As part of the settlement, Morgan Keegan and Morgan Asset Management agreed to pay $210 million, of which $200 million will be placed into two Fair Funds for the benefit of investors.

With the settlement behind it, the bank now has more flexibility "to explore opportunities that are consistent with our strategic and capital planning initiatives," said Grayson Hall, the bank's president and chief executive, in a press release.

(The company said Morgan Asset Management and Regions Morgan Keegan Trust will not be put on the block.)

Regions bought Morgan Keegan in 2001 for $789 million, in the midst of a decade-long acquisition spree. The deal was to bring Regions new capabilities in brokerage services, fixed income, asset management, investment banking, capital markets and mergers and acquisitions advisory — not to mention cross-selling opportunities.

Today, the full-service brokerage and investment bank is decidedly much larger and more pervasive than when Regions acquired it. The number of locations has grown six-fold, to more than 300, in 20 states.

But while that business has expanded, so have Regions' problems. The bank has suffered big losses, due to its sizable exposure to hard hit markets in the Southeast.

Though it has made progress in trimming expenses and shedding bad assets, and has posted back-to-back profits in the two most recent quarters, the bank's credit quality still lags some of its peers.

Regions has also held on to federal bailout funds much longer than other regional banks of its size. Hall has said the $132 billion-asset bank must first return to sustainable profitability and show a substantial improvement in credit before repaying the $3.5 billion it still owes the government. But a sale of Morgan Keegan would no doubt give it a capital boost that theoretically could help spur repayment of the bailout funds.

Though Morgan Keegan is in a position of relative strength, there are other factors that could prevent a quick sale. For one, it's a fairly rare occurrence for broker-dealers to change hands, and as such, it's difficult to price such a deal, Fitzsimmons said.

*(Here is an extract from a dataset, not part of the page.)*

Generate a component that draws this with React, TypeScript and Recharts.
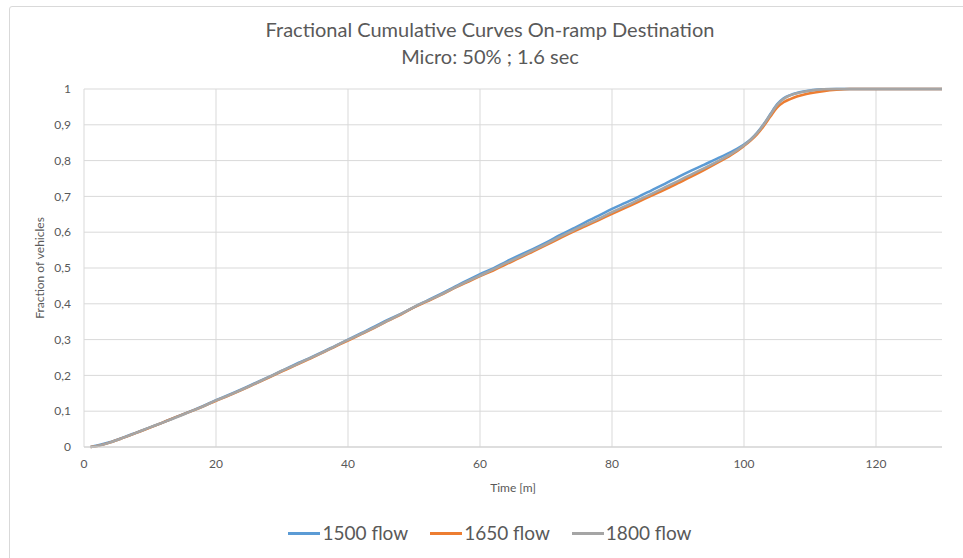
import React from "react";
import { LineChart, Line, XAxis, YAxis, ReferenceLine } from "recharts";

const time = [1, 2, 4, 6, 8, 10, 12, 14, 16, 18, 20, 22, 24, 26, 28, 30, 32, 34, 36, 38, 40, 42, 44, 46, 48, 50, 52, 54, 56, 58, 60, 62, 64, 66, 68, 70, 72, 74, 76, 78, 80, 82, 84, 86, 88, 90, 92, 94, 96, 98, 100, 101, 102, 103, 104, 105, 106, 107, 108, 109, 110, 112, 114, 116, 120, 125, 130];

const flow1500 = [0, 0.004, 0.014, 0.027, 0.041, 0.055, 0.069, 0.084, 0.099, 0.114, 0.131, 0.146, 0.162, 0.179, 0.196, 0.213, 0.231, 0.247, 0.264, 0.282, 0.3, 0.318, 0.336, 0.355, 0.372, 0.391, 0.409, 0.427, 0.446, 0.465, 0.483, 0.499, 0.518, 0.536, 0.553, 0.571, 0.591, 0.609, 0.628, 0.646, 0.665, 0.682, 0.699, 0.717, 0.735, 0.754, 0.772, 0.789, 0.806, 0.824, 0.845, 0.859, 0.878, 0.902, 0.93, 0.957, 0.974, 0.983, 0.989, 0.993, 0.996, 0.999, 1, 1, 1, 1, 1];

const flow1650 = [0, 0.003, 0.013, 0.026, 0.04, 0.054, 0.069, 0.084, 0.098, 0.113, 0.129, 0.144, 0.16, 0.177, 0.194, 0.211, 0.228, 0.245, 0.262, 0.28, 0.297, 0.315, 0.333, 0.352, 0.37, 0.39, 0.407, 0.424, 0.443, 0.46, 0.477, 0.493, 0.511, 0.528, 0.546, 0.564, 0.582, 0.6, 0.617, 0.634, 0.651, 0.668, 0.685, 0.702, 0.719, 0.737, 0.755, 0.774, 0.794, 0.815, 0.841, 0.856, 0.874, 0.897, 0.923, 0.948, 0.963, 0.972, 0.979, 0.984, 0.988, 0.994, 0.998, 1, 1, 1, 1];

const flow1800 = [0, 0.003, 0.013, 0.026, 0.04, 0.055, 0.069, 0.083, 0.098, 0.113, 0.13, 0.145, 0.161, 0.178, 0.195, 0.213, 0.229, 0.246, 0.263, 0.281, 0.299, 0.316, 0.334, 0.353, 0.371, 0.391, 0.408, 0.425, 0.444, 0.462, 0.479, 0.496, 0.514, 0.531, 0.549, 0.567, 0.586, 0.604, 0.621, 0.638, 0.656, 0.673, 0.69, 0.707, 0.725, 0.743, 0.761, 0.779, 0.798, 0.818, 0.843, 0.858, 0.877, 0.901, 0.928, 0.955, 0.972, 0.982, 0.988, 0.992, 0.995, 0.999, 1, 1, 1, 1, 1];

const xTicks = [0, 20, 40, 60, 80, 100, 120];
const xMax = 130;
const yTicks = [0, 0.1, 0.2, 0.3, 0.4, 0.5, 0.6, 0.7, 0.8, 0.9, 1];

const seriesNames = ["1500 flow", "1650 flow", "1800 flow"];
const seriesKeys = ["f1500", "f1650", "f1800"];
const seriesColors = ["#5B9BD5", "#ED7D31", "#A5A5A5"];

const titleLine1 = "Fractional Cumulative Curves On-ramp Destination";
const titleLine2 = "Micro: 50% ; 1.6 sec";
const xLabel = "Time [m]";
const yLabel = "Fraction of vehicles";

const data = time.map((t, i) => ({
  t,
  f1500: flow1500[i],
  f1650: flow1650[i],
  f1800: flow1800[i],
}));

const FONT = "Lato, 'Liberation Sans', sans-serif";
const TEXT = "#595959";
const GRID = "#d9d9d9";

export default function App() {
  return (
    <div
      style={{
        position: "absolute",
        left: 0,
        top: 0,
        width: 963,
        height: 558,
        overflow: "hidden",
        background: "#fff",
        fontFamily: FONT,
      }}
    >
      <div
        style={{
          position: "absolute",
          left: 9,
          top: 6,
          width: 1000,
          height: 600,
          border: "1px solid #d9d9d9",
          borderRadius: 3,
        }}
      />
      <div
        style={{
          position: "absolute",
          left: 0,
          width: 980,
          top: 16,
          textAlign: "center",
          fontSize: 20,
          color: TEXT,
          lineHeight: "27px",
        }}
      >
        <div>{titleLine1}</div>
        <div>{titleLine2}</div>
      </div>
      <div style={{ position: "absolute", left: 0, top: 0 }}>
        <LineChart
          width={963}
          height={558}
          data={data}
          margin={{ top: 89, right: 21, bottom: 81, left: 24 }}
        >
          {yTicks.map((v) => (
            <ReferenceLine key={"h" + v} y={v} stroke={GRID} strokeWidth={1} />
          ))}
          {xTicks.map((t) => (
            <ReferenceLine key={"v" + t} x={t} stroke={GRID} strokeWidth={1} />
          ))}
          <XAxis
            dataKey="t"
            type="number"
            domain={[0, xMax]}
            ticks={xTicks}
            height={30}
            tickSize={0}
            tickMargin={12}
            axisLine={{ stroke: "#d0d0d0" }}
            tick={{ fill: TEXT, fontSize: 12, fontFamily: FONT }}
            allowDataOverflow
          />
          <YAxis
            type="number"
            domain={[0, 1]}
            ticks={yTicks}
            width={60}
            tickSize={0}
            tickMargin={13}
            axisLine={false}
            tick={{ fill: TEXT, fontSize: 12, fontFamily: FONT }}
            tickFormatter={(v: number) => String(v).replace(".", ",")}
          />
          {seriesKeys.map((k, i) => (
            <Line
              key={k}
              dataKey={k}
              name={seriesNames[i]}
              type="monotone"
              stroke={seriesColors[i]}
              strokeWidth={2.5}
              dot={false}
              isAnimationActive={false}
            />
          ))}
        </LineChart>
      </div>
      <div
        style={{
          position: "absolute",
          left: 84,
          width: 858,
          top: 480,
          textAlign: "center",
          fontSize: 12,
          color: TEXT,
        }}
      >
        {xLabel}
      </div>
      <div
        style={{
          position: "absolute",
          left: 40 - 100,
          top: 268 - 8,
          width: 200,
          textAlign: "center",
          fontSize: 12,
          color: TEXT,
          transform: "rotate(-90deg)",
          transformOrigin: "100px 8px",
          lineHeight: "16px",
        }}
      >
        {yLabel}
      </div>
      <div
        style={{
          position: "absolute",
          left: 0,
          width: 980,
          top: 520,
          display: "flex",
          justifyContent: "center",
          gap: 22,
          fontSize: 19,
          color: TEXT,
          lineHeight: "26px",
        }}
      >
        {seriesNames.map((n, i) => (
          <div key={n} style={{ display: "flex", alignItems: "center" }}>
            <div style={{ width: 32, height: 3, background: seriesColors[i], marginRight: 2 }} />
            <span>{n}</span>
          </div>
        ))}
      </div>
    </div>
  );
}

Conventional wisdom though is that such businesses are valued at between one and two times their annual revenue, said Mosby. Morgan Keegan's 2010 gross revenue was around $1.3 billion, though that includes the trust and asset management businesses that Regions intends to retain. An expected pick up in M&A activity should help bolster the unit's asking price, Mosby said.

What's more, analysts see the pool of potential buyers as limited, though other broker-dealers or private equity firms are plausible acquirers.

While there aren't that many banks that want to get into the broker dealer business, "you do have some like a Wells Fargo, for instance, that might want to look into this," Mosby said.

Ultimately though, Regions may not want to prolong a deal interminably. Given Morgan Keegan's reliance on its staff, the bank will likely not want to extend the sale any more than it has to, Mosby said.

"You need to get that taken care of so the uncertainty around employees gets behind you quickly," he said.